My first question to the women was “Why equality? Why should our owners care about equality?”  Ten minutes later the group had calmed down from what some perceived as an act of aggression on my part. A good discussion followed. They said the company would prosper from mixing men and women because men and women bring different qualities to the table. Still, 20 years later, I feel that was a pretty good response, even though they probably would want to alter it today.

When I asked “HOW does the competence of men and women differ” the response was quick and certain: “Multi tasking ability”.  Earlier ideas about women being inferior in math and superior in language skills were unanimously discarded as prejudices, but on the issue of multi tasking there was no doubt.  Back in 1992 everyone was simply certain of this and most people could cite several examples among their close relatives, colleagues and friends.

A couple of weeks ago me and my colleagues in Brilliant had a one day course in personal effectiveness held by Breitholtz Söderström from TimeFinder.
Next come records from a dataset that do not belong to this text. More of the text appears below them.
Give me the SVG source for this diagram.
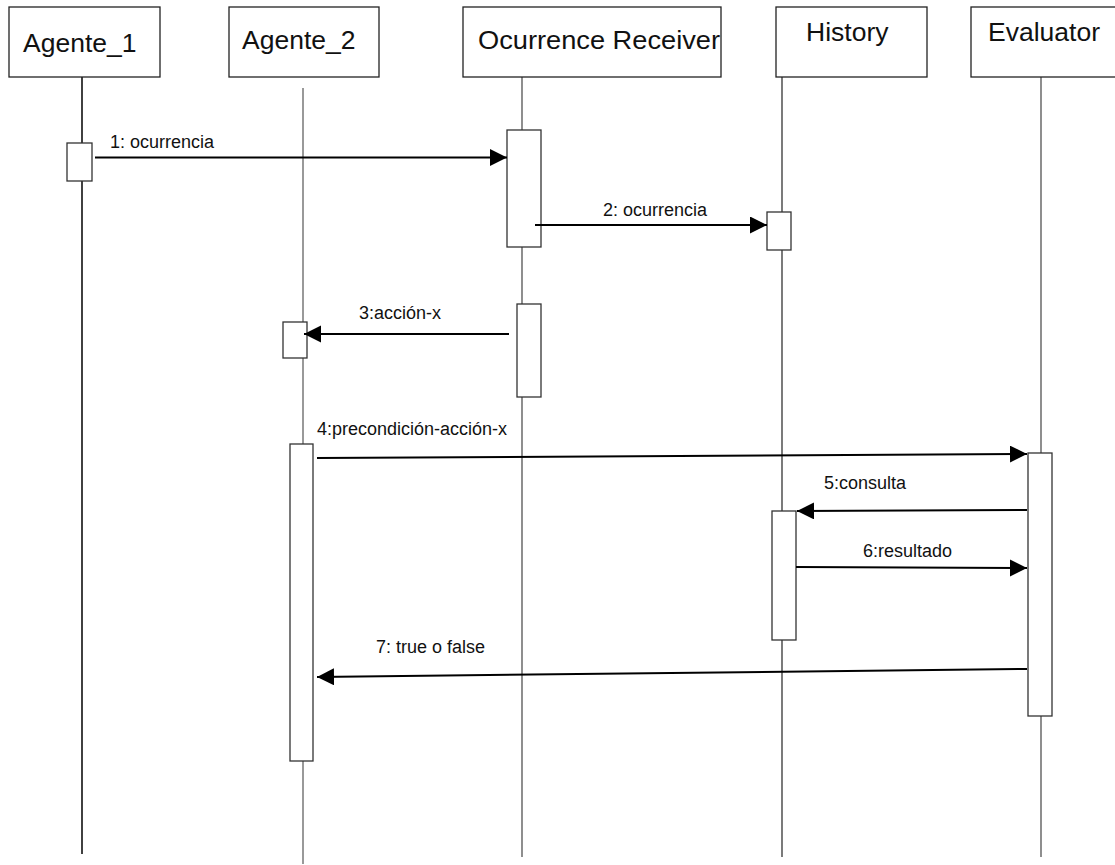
<svg xmlns="http://www.w3.org/2000/svg" width="1115" height="865" viewBox="0 0 1115 865">
  <style>
    .head { fill: #fff; stroke: #222; stroke-width: 1.3; }
    .act { fill: #fff; stroke: #333; stroke-width: 1.3; }
    .life { stroke: #333; stroke-width: 1.2; fill: none; }
    .title { font-family: "Liberation Sans", Arial, sans-serif; font-size: 26.5px; fill: #111; }
    .msg { stroke: #000; stroke-width: 2; fill: none; marker-end: url(#head); }
    .lbl { font-family: "Liberation Sans", Arial, sans-serif; font-size: 18px; fill: #111; }
  </style>
  <defs>
    <marker id="head" markerUnits="userSpaceOnUse" markerWidth="18" markerHeight="18" refX="17" refY="8.5" orient="auto">
      <path d="M0,0 L17,8.5 L0,17 z" fill="#000"/>
    </marker>
  </defs>
  <rect width="1115" height="865" fill="#fff"/>

  <!-- lifeline: Agente_1 -->
  <g id="agente1">
    <line class="life" x1="82" y1="77" x2="82" y2="854" style="stroke:#111;stroke-width:1.6"/>
    <rect class="head" x="9" y="7" width="151" height="70"/>
    <text class="title" x="23" y="52">Agente_1</text>
    <rect class="act" x="67" y="143" width="25" height="38"/>
  </g>

  <!-- lifeline: Agente_2 -->
  <g id="agente2">
    <line class="life" x1="303" y1="88" x2="303" y2="864" style="stroke:#555"/>
    <rect class="head" x="229" y="7" width="150" height="70"/>
    <text class="title" x="242" y="49">Agente_2</text>
    <rect class="act" x="283" y="322" width="24" height="36"/>
    <rect class="act" x="290" y="444" width="23" height="317"/>
  </g>

  <!-- lifeline: Ocurrence Receiver -->
  <g id="receiver">
    <line class="life" x1="522" y1="77" x2="522" y2="857" style="stroke:#444"/>
    <rect class="head" x="463" y="7" width="258" height="70"/>
    <text class="title" x="478" y="49" textLength="242" lengthAdjust="spacingAndGlyphs">Ocurrence Receiver</text>
    <rect class="act" x="507" y="130" width="34" height="117"/>
    <rect class="act" x="517" y="304" width="24" height="93"/>
  </g>

  <!-- lifeline: History -->
  <g id="history">
    <line class="life" x1="782" y1="77" x2="782" y2="857" style="stroke:#222"/>
    <rect class="head" x="776" y="7" width="151" height="70"/>
    <text class="title" x="806" y="41">History</text>
    <rect class="act" x="767" y="212" width="24" height="38"/>
    <rect class="act" x="772" y="511" width="24" height="129"/>
  </g>

  <!-- lifeline: Evaluator -->
  <g id="evaluator">
    <line class="life" x1="1041" y1="77" x2="1041" y2="857" style="stroke:#444"/>
    <rect class="head" x="971" y="7" width="146" height="70"/>
    <text class="title" x="988" y="41">Evaluator</text>
    <rect class="act" x="1028" y="453" width="24" height="263"/>
  </g>

  <!-- messages -->
  <g id="messages">
    <line class="msg" x1="95" y1="157.5" x2="507" y2="157.5"/>
    <line class="msg" x1="535" y1="225" x2="767" y2="225"/>
    <line class="msg" x1="509" y1="334" x2="304" y2="334"/>
    <line class="msg" x1="317" y1="458" x2="1027" y2="454"/>
    <line class="msg" x1="1027" y1="510" x2="797" y2="511"/>
    <line class="msg" x1="796" y1="567" x2="1027" y2="568"/>
    <line class="msg" x1="1027" y1="669" x2="317" y2="677"/>

    <text class="lbl" x="110" y="148">1: ocurrencia</text>
    <text class="lbl" x="603" y="216">2: ocurrencia</text>
    <text class="lbl" x="359" y="319">3:acción-x</text>
    <text class="lbl" x="317" y="435">4:precondición-acción-x</text>
    <text class="lbl" x="824" y="489">5:consulta</text>
    <text class="lbl" x="863" y="557">6:resultado</text>
    <text class="lbl" x="376" y="653">7: true o false</text>
  </g>
</svg>
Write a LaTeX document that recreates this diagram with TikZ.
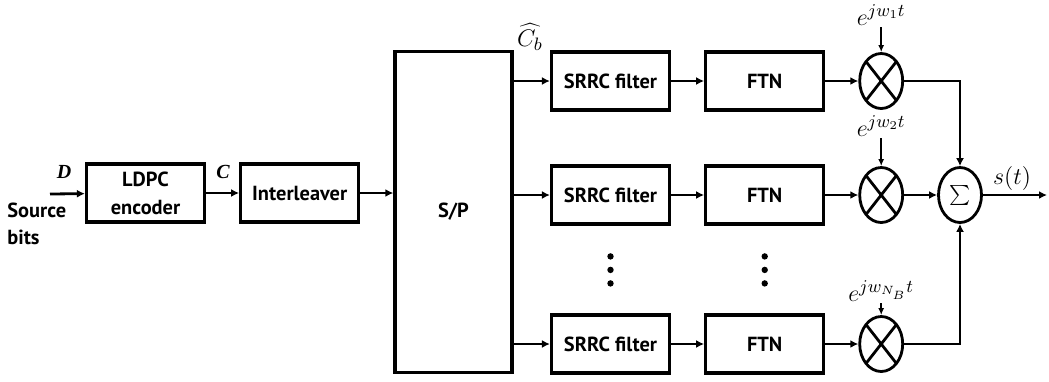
\documentclass[tikz,border=0pt]{standalone}
\usepackage[no-math]{fontspec}
\setmainfont{PT Sans}
\newfontfamily\serifbf{Liberation Serif}
\usetikzlibrary{arrows.meta,positioning,shapes.geometric}

\begin{document}
\begin{tikzpicture}[
  x=0.5pt, y=-0.5pt,
  node distance=16.5pt,
  box/.style={draw, line width=1.6pt, align=center, minimum width=59pt, minimum height=29pt, font=\fontsize{10.2}{14}\selectfont\bfseries},
  mixer/.style={draw, ellipse, line width=1.4pt, minimum width=21.5pt, minimum height=27.5pt, inner sep=0pt,
    path picture={\draw[line width=1.4pt] (path picture bounding box.north west) -- (path picture bounding box.south east)
      (path picture bounding box.north east) -- (path picture bounding box.south west);}},
  adder/.style={draw, ellipse, line width=1.4pt, minimum width=21.5pt, minimum height=27.5pt, inner sep=0pt, font=\fontsize{13.5}{15}\selectfont},
  lbl/.style={inner sep=0.5pt, font=\fontsize{12.5}{14}\selectfont},
  sym/.style={inner sep=0.5pt, font=\fontsize{10}{12}\selectfont\serifbf\bfseries\itshape},
  arrow/.style={-{Latex[length=4pt,width=4pt]}, line width=1.4pt},
  tap/.style={-{Latex[length=3.5pt,width=3pt]}, line width=1pt}
]
\useasboundingbox (0,0) rectangle (1049,381);

\node[box] (ldpc) at (145.5,193) {LDPC\\encoder};
\node[box, right=of ldpc] (inter) {Interleaver};
\node[box, right=of inter, yshift=-9.5pt, minimum width=58.5pt, minimum height=160.5pt] (sp) {S/P};

\node[box] (srrc1) at (610.5,81) {SRRC filter};
\node[box] (srrc2) at (610.5,195) {SRRC filter};
\node[box] (srrc3) at (610.5,344) {SRRC filter};
\node[box, right=of srrc1] (ftn1) {FTN};
\node[box, right=of srrc2] (ftn2) {FTN};
\node[box, right=of srrc3] (ftn3) {FTN};
\node[mixer, right=of ftn1] (mul1) {};
\node[mixer, right=of ftn2] (mul2) {};
\node[mixer, right=of ftn3] (mul3) {};
\node[adder, right=of mul2] (sum) {$\textstyle\sum$};

\node[lbl, above=12.5pt of mul1] (w1) {$e^{jw_1t}$};
\node[lbl, above=14pt of mul2] (w2) {$e^{jw_2t}$};
\node[lbl, above=6pt of mul3] (wnb) {$e^{jw_{N_B}t}$};
\node[lbl] (cb) at (530,37) {$\widehat{C_b}$};
\node[lbl] (st) at (1012,178) {$s(t)$};
\node[sym] (dlbl) at (64,172) {D};
\node[sym] (clbl) at (223,172) {C};
\node[align=left, anchor=north west, inner sep=0pt, font=\fontsize{10.2}{13.5}\selectfont\bfseries] (src) at (7,203) {Source\\bits};

\coordinate (in) at (50,194);
\coordinate (out) at (1047,195);

\draw[arrow] (in) -- (ldpc);
\draw[arrow] (ldpc) -- (inter);
\draw[arrow] (inter.east) -- (inter.east -| sp.west);
\foreach \i in {1,2,3} {
  \draw[arrow] (srrc\i.west -| sp.east) -- (srrc\i);
  \draw[arrow] (srrc\i) -- (ftn\i);
  \draw[arrow] (ftn\i) -- (mul\i);
}
\draw[tap] (w1) -- (mul1);
\draw[tap] (w2) -- (mul2);
\draw[tap] (wnb) -- (mul3);
\draw[arrow] (mul1) -| (sum);
\draw[arrow] (mul2) -- (sum);
\draw[arrow] (mul3) -| (sum);
\draw[arrow] (sum) -- (out);

% vertical dots between rows
\foreach \n in {srrc3,ftn3}
  \foreach \d in {15,21.75,28.5}
    \fill ([yshift=\d pt]\n.north) circle[radius=1.6pt];
\end{tikzpicture}
\end{document}
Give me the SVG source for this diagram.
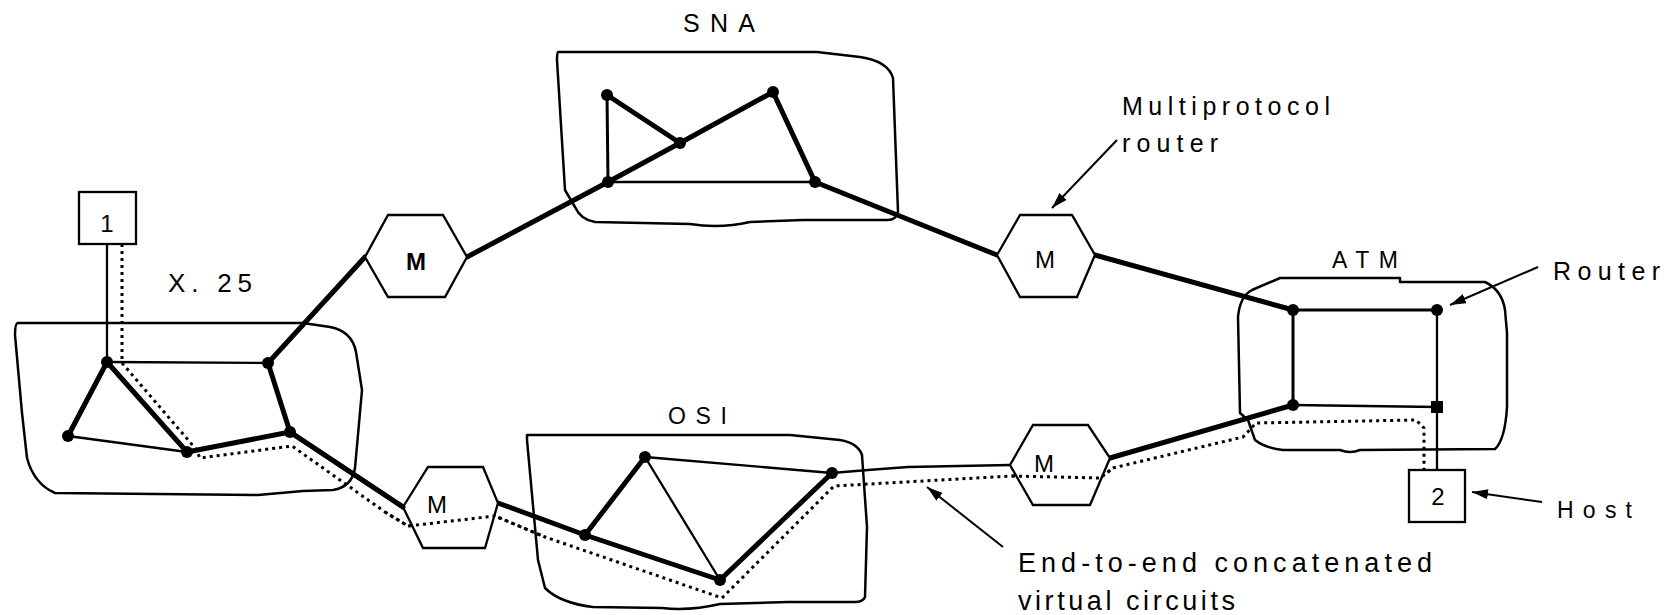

Part of that course was a test of how much effectiveness we lose by attempting to multi task. I asked my colleagues to send their results to me. The result: Dead even! Men and women were equally poor at multi tasking. This is also what a clear majority of the research in this area says.

Believing in this myth could mean loss of effectiveness for women. That would decrease their chances of reaching top jobs and thereby decrease equality. That is bad for all of us, because our research shows that we are all happier in evenly mixed groups.